Ricordiamo anche il libro Oltre i cento passi, scritto da Giovanni Impastato, fratello minore di Peppino, la storia di un testimone della lotta alla mafia, di una voce di denuncia che non hai mai smesso di parlare, supportata dall’ironia delle vignette di Vauro. Tra la casa di Peppino e quella del boss non ci sono davvero cento passi, si tratta solo di attraversare la strada, perché la mafia è ancor più vicina di quanto sembra anche se netto è l’abisso tra chi la permette e chi la combatte.

Infine, ci dà molto fastidio quando nelle scuole si parla della madia come di un fenomeno complesso, che difficilmente riusciremo a sconfiggere. Anche qualche magistrato si è permesso di fare questo ragionamento, che non fa altro che alimentare il pessimismo e la rassegnazione.
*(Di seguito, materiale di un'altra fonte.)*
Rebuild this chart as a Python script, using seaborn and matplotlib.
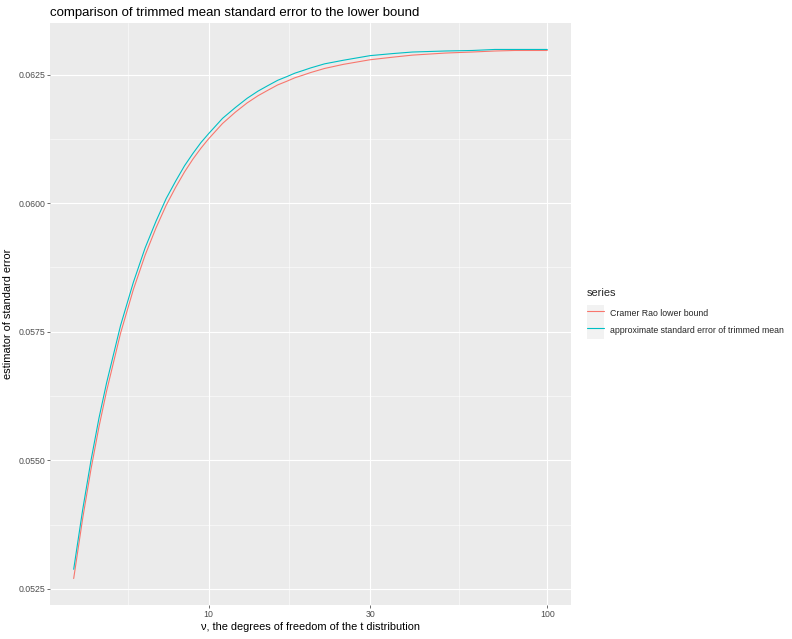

Non è affatto vero! La mafia si può sconfiggere! Ma bisogna avere il coraggio di dire che non l’abbiamo sconfitta proprio perché manca la precisa volontà politica di risolvere il problema.
Giovanni Falcone la pensava in questo modo quando parlava di mafia come di un fenomeno umano. Diceva della mafia: “Ogni storia, come ha avuto un inizio, avrà una fine…non sono marziani che vengono da altri pianeti, ma uomini in carne ed ossa come lo siamo noi…” E ancora: “la mafia ha ucciso i migliori servitori dello stato che lo stato non ha saputo proteggere…” Sarebbe il caso di studiare e far studiare nelle scuole il pensiero di Giovanni Falcone, che aveva le idee chiare fin d’allora, e cercare di interpretarlo nella maniera più corretta possibile. Nello stesso tempo dobbiamo renderci conto che la mafia non è soltanto un fenomeno criminale, ma soprattutto un problema sociale e culturale: bisogna lavorare anche in questa direzione per sconfiggerla. Con molta chiarezza e semplicità cerchiamo in tutti i modi di trasmettere questi valori, che sono l’eredità preziosa e vivissima del pensiero di Peppino.

Immediato il legame con il bel film i Cento passi, diretto da Marco Tullio Giordana, la storia del giovane Peppino Impastato e del suo rifiuto al legame con l’ambiente mafioso che il padre non ha la forza di rompere, sia per inerzia sia per proteggere la famiglia, mentre Peppino non esita assieme al fratello a denunciare i mafiosi e a sfidare il mondo nell’intenzione di cambiarlo. Questa intenzione al cambiamento, al non immobilismo, alla non accettazione, passa attraverso la consapevolezza della bellezza e della necessità di un futuro felice e condiviso.